● **Supplied information**:

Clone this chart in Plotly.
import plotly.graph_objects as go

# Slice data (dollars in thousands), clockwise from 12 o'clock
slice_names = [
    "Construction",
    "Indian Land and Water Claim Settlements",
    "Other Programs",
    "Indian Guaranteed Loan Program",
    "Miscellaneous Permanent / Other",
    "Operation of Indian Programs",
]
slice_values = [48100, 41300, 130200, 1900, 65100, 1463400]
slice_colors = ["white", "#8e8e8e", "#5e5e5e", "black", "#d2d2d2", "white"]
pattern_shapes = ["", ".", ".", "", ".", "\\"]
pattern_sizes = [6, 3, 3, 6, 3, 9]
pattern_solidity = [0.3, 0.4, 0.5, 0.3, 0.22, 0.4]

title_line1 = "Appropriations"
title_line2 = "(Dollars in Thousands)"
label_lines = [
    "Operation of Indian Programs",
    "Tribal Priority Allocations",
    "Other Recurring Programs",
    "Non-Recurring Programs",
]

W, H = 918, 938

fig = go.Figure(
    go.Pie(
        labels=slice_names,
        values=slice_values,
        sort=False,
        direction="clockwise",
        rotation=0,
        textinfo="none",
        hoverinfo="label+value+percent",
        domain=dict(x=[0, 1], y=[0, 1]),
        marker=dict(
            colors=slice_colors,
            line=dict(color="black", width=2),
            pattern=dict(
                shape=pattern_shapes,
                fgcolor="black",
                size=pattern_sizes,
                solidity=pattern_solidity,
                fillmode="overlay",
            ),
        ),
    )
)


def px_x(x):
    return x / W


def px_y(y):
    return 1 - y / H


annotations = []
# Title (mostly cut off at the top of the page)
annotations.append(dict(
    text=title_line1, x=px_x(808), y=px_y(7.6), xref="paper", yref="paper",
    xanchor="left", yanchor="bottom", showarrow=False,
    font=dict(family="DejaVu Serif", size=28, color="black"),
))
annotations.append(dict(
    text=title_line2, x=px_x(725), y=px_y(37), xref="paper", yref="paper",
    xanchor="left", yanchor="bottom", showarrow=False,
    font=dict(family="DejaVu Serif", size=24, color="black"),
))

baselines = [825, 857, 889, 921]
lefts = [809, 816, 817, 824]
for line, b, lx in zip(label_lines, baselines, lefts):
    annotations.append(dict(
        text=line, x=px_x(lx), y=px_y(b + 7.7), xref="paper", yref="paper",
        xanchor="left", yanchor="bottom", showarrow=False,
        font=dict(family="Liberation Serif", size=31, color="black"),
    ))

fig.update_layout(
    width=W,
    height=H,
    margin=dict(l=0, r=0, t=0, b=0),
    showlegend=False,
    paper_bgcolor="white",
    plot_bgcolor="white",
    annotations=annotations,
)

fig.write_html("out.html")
==
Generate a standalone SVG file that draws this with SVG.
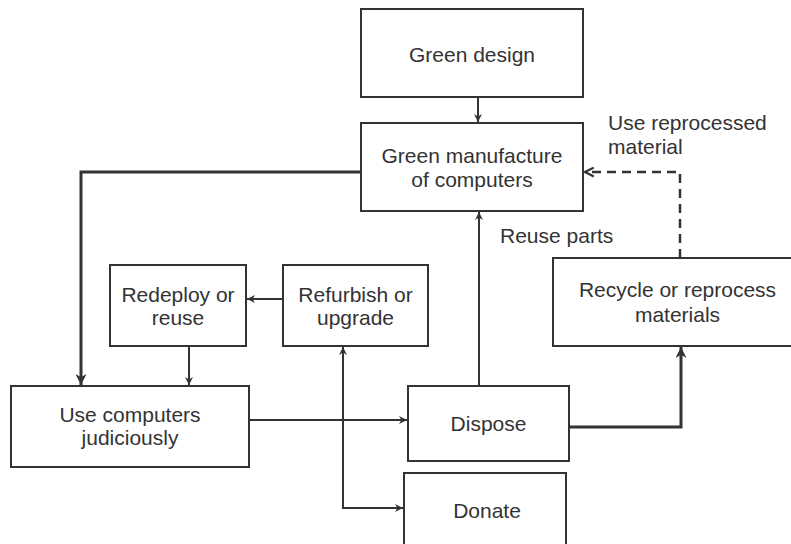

● **What to work on**:
Give back, exactly as written, each line from the one that contains "Clone this chart in Plotly." through the one that contains "pattern_solidity = [0.3, 0.4, 0.5, 0.3, 0.22, 0.4]".

● **Correct answer**:
Clone this chart in Plotly.
import plotly.graph_objects as go

# Slice data (dollars in thousands), clockwise from 12 o'clock
slice_names = [
    "Construction",
    "Indian Land and Water Claim Settlements",
    "Other Programs",
    "Indian Guaranteed Loan Program",
    "Miscellaneous Permanent / Other",
    "Operation of Indian Programs",
]
slice_values = [48100, 41300, 130200, 1900, 65100, 1463400]
slice_colors = ["white", "#8e8e8e", "#5e5e5e", "black", "#d2d2d2", "white"]
pattern_shapes = ["", ".", ".", "", ".", "\\"]
pattern_sizes = [6, 3, 3, 6, 3, 9]
pattern_solidity = [0.3, 0.4, 0.5, 0.3, 0.22, 0.4]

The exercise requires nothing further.